It’s been six years. Six long, winding, transformative years since Revenge of the Past first carved its name into my path as a writer. What started as an attempt to tell a single story has evolved into something far deeper, something that whispers still, even when my hands are too tired to type and the world demands I be everywhere but here, in front of the page.
Four main entries, and one that sits in the Casefiles subseries. A psychological thriller, yes, but it has always been more than that to me. These books have grown with me, darkened with me, and in some strange way, they have matured alongside the life I’ve led. The last installment, A Call for Help, was released in 2022. Three years ago. And for three years, nothing new has been released within this world.

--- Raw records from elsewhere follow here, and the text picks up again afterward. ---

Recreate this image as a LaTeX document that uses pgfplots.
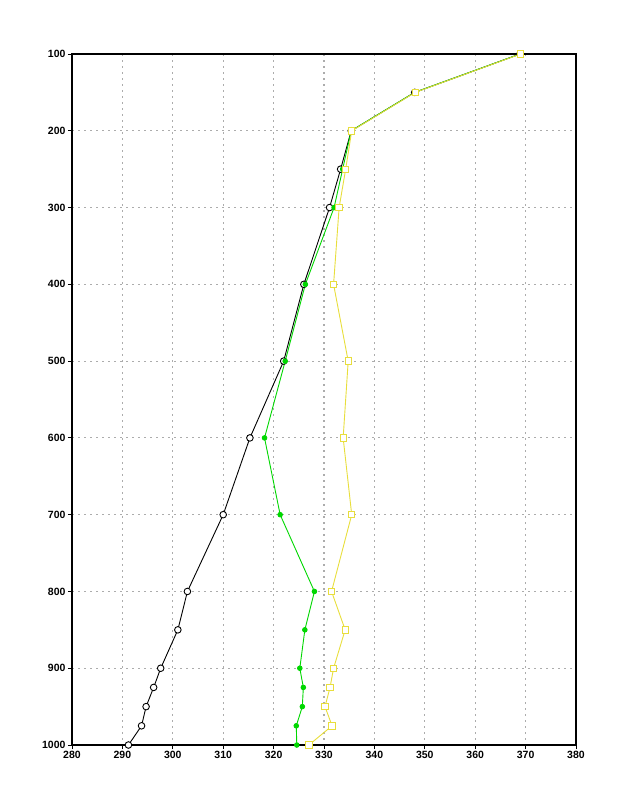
\documentclass[border=0pt]{standalone}
\usepackage{fontspec}
\setmainfont{Liberation Sans}
\usepackage{pgfplots}
\pgfplotsset{compat=1.18}

\definecolor{lgreen}{RGB}{0,215,0}
\definecolor{lyellow}{RGB}{232,222,60}

\begin{document}
\begin{tikzpicture}
\begin{axis}[
    scale only axis,
    width=504pt, height=691pt,
    xmin=280, xmax=380,
    ymin=100, ymax=1000,
    y dir=reverse,
    xtick={280,290,...,380},
    ytick={100,200,...,1000},
    xtick pos=bottom, ytick pos=left,
    tick align=outside,
    major tick length=4pt,
    tick style={black, line width=0.8pt},
    grid=major,
    grid style={gray!65, line width=1.2pt, dash pattern=on 1.5pt off 4.5pt},
    axis line style={black, line width=1.6pt},
    tick label style={font=\fontsize{10.5}{12}\selectfont\bfseries},
    /pgf/number format/assume math mode=true,
    /pgf/number format/1000 sep={},
    xticklabel style={yshift=1pt},
    yticklabel style={xshift=1pt},
  ]
  % black: open circles
  \addplot[black, line width=0.9pt, mark=*, mark size=3.3pt,
           mark options={fill=white, draw=black, line width=0.9pt}]
  coordinates {
    (368.9,100) (348.0,150) (335.4,200) (333.3,250) (331.1,300)
    (326.0,400) (322.0,500) (315.3,600) (310.0,700) (302.9,800)
    (301.0,850) (297.6,900) (296.2,925) (294.7,950) (293.8,975) (291.2,1000)
  };
  % green: filled dots
  \addplot[lgreen, line width=0.9pt, mark=*, mark size=2.3pt,
           mark options={fill=lgreen, draw=lgreen}]
  coordinates {
    (368.9,100) (348.0,150) (335.4,200) (333.7,250) (332.0,300)
    (326.3,400) (322.3,500) (318.2,600) (321.3,700) (328.1,800)
    (326.2,850) (325.2,900) (325.9,925) (325.7,950) (324.5,975) (324.6,1000)
  };
  % yellow: open squares
  \addplot[lyellow, line width=0.9pt, mark=square*, mark size=3.2pt,
           mark options={fill=white, draw=lyellow, line width=0.9pt}]
  coordinates {
    (369.0,100) (348.1,150) (335.5,200) (334.3,250) (333.0,300)
    (331.9,400) (334.8,500) (333.8,600) (335.5,700) (331.5,800)
    (334.2,850) (331.9,900) (331.2,925) (330.2,950) (331.6,975) (327.0,1000)
  };
\end{axis}
\path[use as bounding box] ([xshift=-72pt,yshift=-55pt]current axis.south west) rectangle ([xshift=42pt,yshift=54pt]current axis.north east);
\end{tikzpicture}
\end{document}
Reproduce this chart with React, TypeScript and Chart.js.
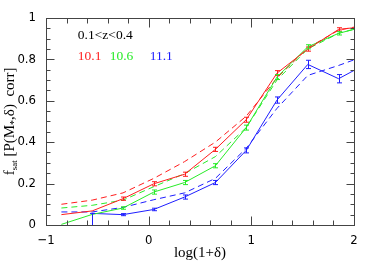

Not out of abandonment. But necessity.
Life has its own tides. And writing, for all the fire it carries, doesn’t always find a place in the hours that pass too quickly, in the spaces where responsibility overtakes desire. Still, Revenge of the Past has remained with me, not as a burden, but as a presence. A quiet voice in the margins. A ghost in the corner of the room. A part of myself I never laid to rest.
Why haven’t I let it go?
Because stories don’t die just because we look away. They wait. They shift. They morph into memory and longing. And for those of us who write, they remind us, finish what you started. Don’t let your characters rot in silence. Don’t bury arcs in drafts and let their screams become echoes. If a story haunted you enough to write it once, it deserves to be exorcised through its conclusion.
This series has shaped the way I write, the way I understand trauma, darkness, morality, and redemption. It’s shown me how the past doesn’t stay where we leave it, and neither do the stories born from it. Revenge of the Past is, in essence, my shadow. And shadows don’t vanish in the light - they stretch, they follow, they evolve with us.
So here’s my promise to you - and to the version of me that began this journey: this story will be finished. Whether the crowd is loud or the room is empty, the next entry will arrive this December.
Because some stories don’t ask for attention.
They ask for closure.
And Revenge of the Past will have its ending.